Lastly, in order to save the lost battle, a novel argument was raised by the learned counsel for the appellant. He contended that since the charge-sheet as also the show-cause notice, at different stages of the disciplinary proceedings, were despatched and had been sent out of the office so that no control to recall it was retained by the department, the same should be treated to have been served on the respondent. It is contended that it is the communication of the charge-sheet and the show-cause notice which is material and not its actual service upon the delinquent. For this proposition, reliance had been placed on the decision of this Court in State of Punjab and others This decision has been misread, misunderstood and is now being misapplied by the counsel for the appellants in the instant case.

As would appear from the persual of that decision, the law with regard to "Communication" and not Actual Service" was laid down in the context of the order by which services were terminated. It was based on a consideration of the earlier decisions in State of Punjab . Khemi Ram, Supp. (3) SCR 713 = AIR 1963 SC 395; State of Punjab Vds. State of Punjab, (1964) 4 SCR 733 = AIR 1964 SC 72. The following passage was quoted from S> Pratap Singh's Judgement (supra):- "It will be seen that in all the decisions cited before us it was the communication of the impugned order which was held to be essential and not its actual receipt by the officer concerned and such communication was held to be necessary because till the order is issued and actually sent out to the person concerned the authority making such order would be in a position to change its mind and modify it if it thought fit. But once such an order is sent out, it goes out of the control of such an authority, and therefore, there would be no chance whatsoever of its changing its mind or modifying it. In our view, once an order is issued and it is sent out to the concerned government servant, it must be held to have been communicated to him, No matter when he actually received it." It was in this background that in cases where services are terminated or a person is dismissed from service, communication of the order and not its actual service was held to be sufficient. But this principle cannot be invoked in the instant case.
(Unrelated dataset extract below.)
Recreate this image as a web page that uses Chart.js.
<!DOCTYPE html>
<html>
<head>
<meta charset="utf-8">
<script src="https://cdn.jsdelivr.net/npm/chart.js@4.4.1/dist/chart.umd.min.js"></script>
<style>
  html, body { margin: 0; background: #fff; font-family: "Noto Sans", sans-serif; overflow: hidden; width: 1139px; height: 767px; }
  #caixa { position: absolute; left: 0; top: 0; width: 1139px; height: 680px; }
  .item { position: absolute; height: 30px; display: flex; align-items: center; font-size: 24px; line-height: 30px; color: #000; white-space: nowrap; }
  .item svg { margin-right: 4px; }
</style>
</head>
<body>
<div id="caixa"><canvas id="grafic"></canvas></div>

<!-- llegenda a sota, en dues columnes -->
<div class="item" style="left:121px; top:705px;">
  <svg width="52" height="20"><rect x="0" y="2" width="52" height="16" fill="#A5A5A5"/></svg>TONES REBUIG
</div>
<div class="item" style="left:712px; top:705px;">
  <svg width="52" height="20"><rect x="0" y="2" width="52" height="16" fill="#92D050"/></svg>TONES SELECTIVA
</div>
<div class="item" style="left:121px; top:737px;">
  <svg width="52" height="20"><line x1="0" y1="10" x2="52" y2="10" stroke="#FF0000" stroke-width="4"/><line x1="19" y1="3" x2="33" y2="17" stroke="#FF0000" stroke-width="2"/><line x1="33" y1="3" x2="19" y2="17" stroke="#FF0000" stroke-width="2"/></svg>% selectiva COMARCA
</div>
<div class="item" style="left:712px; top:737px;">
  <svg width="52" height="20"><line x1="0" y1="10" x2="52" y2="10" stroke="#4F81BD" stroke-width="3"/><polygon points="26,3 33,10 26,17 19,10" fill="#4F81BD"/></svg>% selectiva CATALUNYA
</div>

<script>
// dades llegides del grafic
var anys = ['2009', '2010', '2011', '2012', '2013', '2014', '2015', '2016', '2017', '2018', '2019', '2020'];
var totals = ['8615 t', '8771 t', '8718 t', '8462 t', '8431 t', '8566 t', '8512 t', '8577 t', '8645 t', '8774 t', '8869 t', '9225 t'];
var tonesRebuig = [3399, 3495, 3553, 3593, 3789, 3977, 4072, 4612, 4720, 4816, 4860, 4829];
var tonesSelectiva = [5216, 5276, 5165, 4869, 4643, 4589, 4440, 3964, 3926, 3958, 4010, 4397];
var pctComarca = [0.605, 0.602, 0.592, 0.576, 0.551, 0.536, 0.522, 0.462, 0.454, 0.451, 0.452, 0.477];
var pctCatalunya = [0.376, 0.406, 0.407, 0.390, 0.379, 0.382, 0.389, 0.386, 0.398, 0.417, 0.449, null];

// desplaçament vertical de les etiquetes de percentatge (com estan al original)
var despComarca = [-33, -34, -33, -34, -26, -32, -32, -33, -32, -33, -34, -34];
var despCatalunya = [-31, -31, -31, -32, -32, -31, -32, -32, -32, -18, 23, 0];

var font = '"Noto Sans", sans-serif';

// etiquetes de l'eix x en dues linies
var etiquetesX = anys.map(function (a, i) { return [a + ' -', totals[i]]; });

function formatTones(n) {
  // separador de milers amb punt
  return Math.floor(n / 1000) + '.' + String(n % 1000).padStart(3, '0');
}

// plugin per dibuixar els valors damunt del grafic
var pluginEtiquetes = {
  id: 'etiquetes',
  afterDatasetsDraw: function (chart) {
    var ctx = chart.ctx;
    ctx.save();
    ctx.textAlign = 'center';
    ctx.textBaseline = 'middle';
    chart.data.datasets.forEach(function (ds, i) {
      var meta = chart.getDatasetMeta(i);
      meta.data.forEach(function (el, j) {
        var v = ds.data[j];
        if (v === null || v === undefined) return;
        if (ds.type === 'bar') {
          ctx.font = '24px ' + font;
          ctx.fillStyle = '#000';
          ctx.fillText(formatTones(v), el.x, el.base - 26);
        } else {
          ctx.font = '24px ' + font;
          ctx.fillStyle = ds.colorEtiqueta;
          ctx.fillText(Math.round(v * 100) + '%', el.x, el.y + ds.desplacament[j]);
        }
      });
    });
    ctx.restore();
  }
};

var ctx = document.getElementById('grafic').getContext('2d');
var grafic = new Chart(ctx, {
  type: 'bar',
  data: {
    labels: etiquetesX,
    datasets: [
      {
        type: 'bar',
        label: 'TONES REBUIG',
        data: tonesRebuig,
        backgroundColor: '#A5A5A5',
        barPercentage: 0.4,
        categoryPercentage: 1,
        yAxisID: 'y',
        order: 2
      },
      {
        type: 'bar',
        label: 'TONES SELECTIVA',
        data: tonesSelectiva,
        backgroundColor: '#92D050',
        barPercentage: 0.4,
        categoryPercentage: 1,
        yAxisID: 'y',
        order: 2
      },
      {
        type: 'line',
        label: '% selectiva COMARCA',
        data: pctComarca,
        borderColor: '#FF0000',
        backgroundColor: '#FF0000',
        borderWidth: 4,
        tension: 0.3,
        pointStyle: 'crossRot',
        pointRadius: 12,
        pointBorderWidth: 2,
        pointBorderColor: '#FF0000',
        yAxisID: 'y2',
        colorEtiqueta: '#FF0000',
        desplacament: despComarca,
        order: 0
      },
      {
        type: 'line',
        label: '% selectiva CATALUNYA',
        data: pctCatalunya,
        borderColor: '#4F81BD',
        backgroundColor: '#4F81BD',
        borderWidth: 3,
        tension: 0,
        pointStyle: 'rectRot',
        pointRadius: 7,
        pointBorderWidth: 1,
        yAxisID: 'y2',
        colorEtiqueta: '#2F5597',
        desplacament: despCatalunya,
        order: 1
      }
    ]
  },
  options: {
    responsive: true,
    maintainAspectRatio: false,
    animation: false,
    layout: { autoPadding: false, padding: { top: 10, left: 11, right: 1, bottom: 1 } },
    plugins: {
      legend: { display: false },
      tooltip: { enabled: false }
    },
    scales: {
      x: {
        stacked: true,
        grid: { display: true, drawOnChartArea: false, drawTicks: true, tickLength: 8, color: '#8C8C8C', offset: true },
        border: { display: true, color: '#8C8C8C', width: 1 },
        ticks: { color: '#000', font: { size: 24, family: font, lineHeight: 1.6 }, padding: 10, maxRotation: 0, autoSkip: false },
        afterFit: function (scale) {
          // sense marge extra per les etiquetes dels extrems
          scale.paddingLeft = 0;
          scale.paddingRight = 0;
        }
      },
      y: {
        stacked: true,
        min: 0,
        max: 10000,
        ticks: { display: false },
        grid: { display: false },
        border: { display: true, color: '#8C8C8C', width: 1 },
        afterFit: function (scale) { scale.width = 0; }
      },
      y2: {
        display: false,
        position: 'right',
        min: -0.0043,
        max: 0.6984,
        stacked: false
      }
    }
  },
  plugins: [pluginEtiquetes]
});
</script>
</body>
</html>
Where the services are terminated, the status of the delinquent, as a Government servant, comes to an end and nothing further remains to be done in the matter. But if the order is passed and merely kept in the file, it would not be treated to be an order terminating services nor shall the said order be deemed to have been communicated.

Where the disciplinary proceedings are intended to be initiated by issuing a charge-sheet, its actual service is essential as the person to whom the chargesheet is issued is required to submit his reply and, thereafter, to participate in the disciplinary proceedings. So also, when the show-cause notice is issued, the employee is called upon to submit his reply to the action proposed to be taken against him. Since in both the situations, the employee is given an opportunity to submit his reply, the theory of "Communication" cannot be invoked and "Actual Service" must be proved and established. It has already been found that neither the charge-sheet nor the show-cause notice were ever served upon the original respondent, Dinanath Shantaram Karekar. consequently, the entire proceedings were vitiated.

For the reasons stated above, we do not find any reason to interfere with the findings recorded by the Tribunal. The appeal has no merit and is dismissed with no order as to costs.